In welche Lage würde ein atomarer Angriff die Bundesregierung versetzen?
Ich scheue mich, darüber zu spekulieren, denn das wäre eine so eklatante Zuspitzung der Situation, wie wir sie nicht einmal im Kalten Krieg erlebt haben. Ich nehme an, die Staatschefs des Bündnisses würden sofort zusammengeschaltet. Der Nordatlantikrat würde unverzüglich auf hoher politischer Ebene zusammenkommen. Ebenso würden sich die nationalen militärischen Oberbefehlshaber der Verbündeten im Militärausschuss versammeln und beraten. Sie müssten ihre Regierungen beraten.

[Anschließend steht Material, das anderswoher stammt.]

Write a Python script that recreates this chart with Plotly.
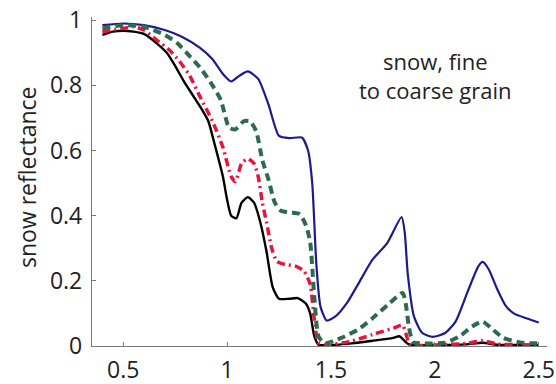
import plotly.graph_objects as go

# Spectral reflectance of snow, four grain sizes (fine -> coarse)
wl_fine = [0.40, 0.50, 0.60, 0.70, 0.78, 0.87, 0.93, 0.98, 1.02, 1.06, 1.10, 1.15, 1.20,
           1.25, 1.30, 1.36, 1.39, 1.41, 1.43, 1.45, 1.48, 1.52, 1.58, 1.64, 1.70, 1.77,
           1.84, 1.855, 1.87, 1.90, 1.94, 1.99, 2.05, 2.10, 2.16, 2.21, 2.23, 2.26, 2.30,
           2.34, 2.38, 2.44, 2.50]
refl_fine = [0.985, 0.99, 0.985, 0.97, 0.95, 0.915, 0.88, 0.835, 0.812, 0.83, 0.843, 0.82, 0.74,
             0.645, 0.638, 0.64, 0.60, 0.50, 0.25, 0.12, 0.078, 0.09, 0.135, 0.20, 0.265, 0.315,
             0.396, 0.35, 0.22, 0.09, 0.04, 0.028, 0.04, 0.075, 0.17, 0.245, 0.258, 0.235, 0.175,
             0.125, 0.10, 0.085, 0.072]

wl_medium = [0.40, 0.50, 0.60, 0.70, 0.76, 0.82, 0.87, 0.92, 0.97, 1.01, 1.04, 1.08, 1.11,
             1.14, 1.17, 1.20, 1.23, 1.26, 1.30, 1.35, 1.38, 1.40, 1.42, 1.44, 1.47, 1.55,
             1.63, 1.70, 1.78, 1.845, 1.86, 1.875, 1.895, 1.95, 2.05, 2.12, 2.18, 2.23, 2.28,
             2.33, 2.42, 2.50]
refl_medium = [0.975, 0.985, 0.98, 0.955, 0.93, 0.89, 0.855, 0.81, 0.755, 0.67, 0.665, 0.69, 0.69,
               0.66, 0.57, 0.51, 0.44, 0.415, 0.41, 0.405, 0.37, 0.32, 0.15, 0.03, 0.008, 0.025,
               0.05, 0.085, 0.13, 0.163, 0.13, 0.06, 0.012, 0.008, 0.01, 0.03, 0.06, 0.075, 0.05,
               0.025, 0.01, 0.008]

wl_coarse = [0.40, 0.50, 0.55, 0.60, 0.66, 0.72, 0.77, 0.82, 0.87, 0.93, 0.98, 1.02, 1.04,
             1.07, 1.10, 1.13, 1.15, 1.17, 1.19, 1.215, 1.24, 1.28, 1.33, 1.37, 1.40, 1.42,
             1.44, 1.48, 1.60, 1.70, 1.80, 1.845, 1.86, 1.88, 2.00, 2.15, 2.23, 2.30, 2.40, 2.50]
refl_coarse = [0.965, 0.975, 0.98, 0.97, 0.94, 0.91, 0.875, 0.83, 0.765, 0.69, 0.61, 0.52, 0.505,
               0.56, 0.575, 0.56, 0.52, 0.44, 0.38, 0.30, 0.26, 0.25, 0.245, 0.23, 0.19, 0.08,
               0.01, 0.003, 0.015, 0.035, 0.055, 0.064, 0.04, 0.005, 0.003, 0.008, 0.016, 0.006,
               0.004, 0.003]

wl_vcoarse = [0.40, 0.45, 0.50, 0.55, 0.60, 0.66, 0.71, 0.75, 0.79, 0.84, 0.88, 0.91, 0.94,
              0.98, 1.00, 1.02, 1.045, 1.07, 1.10, 1.13, 1.16, 1.19, 1.22, 1.25, 1.30, 1.34,
              1.38, 1.40, 1.42, 1.44, 1.50, 1.60, 1.70, 1.80, 1.83, 1.86, 1.88, 2.00, 2.15,
              2.23, 2.30, 2.50]
refl_vcoarse = [0.955, 0.965, 0.968, 0.965, 0.958, 0.93, 0.90, 0.86, 0.815, 0.765, 0.725, 0.69, 0.62,
                0.52, 0.45, 0.40, 0.392, 0.44, 0.457, 0.44, 0.38, 0.29, 0.18, 0.145, 0.145, 0.147,
                0.13, 0.10, 0.03, 0.004, 0.003, 0.008, 0.016, 0.025, 0.03, 0.012, 0.004, 0.003,
                0.005, 0.01, 0.004, 0.003]

x_ticks = [0.5, 1, 1.5, 2, 2.5]
y_ticks = [0, 0.2, 0.4, 0.6, 0.8, 1]
y_title = "snow reflectance"
note = "snow, fine<br>to coarse grain"

series = [
    (wl_vcoarse, refl_vcoarse, "#000000", "solid", 2.4),
    (wl_fine, refl_fine, "#1e1a8c", "solid", 2.2),
    (wl_coarse, refl_coarse, "#e8143c", "8px,4px,2px,4px", 3.5),
    (wl_medium, refl_medium, "#2f6a4f", "8px,5px", 4),
]

fig = go.Figure()
for wx, wy, col, dash, w in series:
    fig.add_trace(go.Scatter(
        x=wx, y=wy, mode="lines",
        line=dict(color=col, dash=dash, width=w, shape="spline", smoothing=0.6),
        showlegend=False, hoverinfo="skip",
    ))

font_family = "Open Sans, Noto Sans, sans-serif"
text_color = "#222222"
axis_common = dict(
    showline=True, linecolor="#7a7a7a", linewidth=1.3,
    showgrid=False, zeroline=False, mirror=False, automargin=False,
    ticks="inside", ticklen=4, tickcolor="#7a7a7a", tickwidth=1,
    tickfont=dict(size=23, color=text_color, family=font_family),
)

# plot area spans x pixels 92..547 and y pixels 17..346
plot_w, plot_h = 455, 329

fig.update_layout(
    width=556, height=384,
    margin=dict(l=92, r=9, t=17, b=38),
    paper_bgcolor="white", plot_bgcolor="white",
    xaxis=dict(range=[0.35, 2.54], tickvals=x_ticks, ticktext=[f"{v:g}" for v in x_ticks],
               ticklabelstandoff=3, **axis_common),
    yaxis=dict(range=[0, 1.01], tickvals=y_ticks, ticktext=[f"{v:g}" for v in y_ticks],
               ticklabelstandoff=4, **axis_common),
    annotations=[
        dict(text=note, xref="paper", yref="paper",
             x=(435 - 92) / plot_w, y=(346 - 75) / plot_h, xanchor="center", yanchor="middle",
             showarrow=False, align="center",
             font=dict(size=22, color=text_color, family=font_family)),
        dict(text=y_title, xref="paper", yref="paper", textangle=-90,
             x=(27 - 92) / plot_w, y=(346 - 177) / plot_h, xanchor="center", yanchor="middle",
             showarrow=False,
             font=dict(size=23, color=text_color, family=font_family)),
    ],
)

fig.write_html("out.html")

Der militärische Nato-Oberbefehlshaber, genannt Saceur, würde den Verbündeten seine Lageanalyse und Bewertung vortragen. Er würde ihnen eine Reihe von Optionen vorschlagen, wie die Nato reagieren könnte, einschließlich der damit verbundenen Risiken. Und dann müssten die Staatschefs gemeinsam entscheiden. Dabei ist klar: Über einen Nukleareinsatz der USA entscheidet nach Beratung der amerikanische Präsident allein. Aber ich betone noch einmal: An diesem Punkt sind wir nicht, und er tritt hoffentlich nicht ein.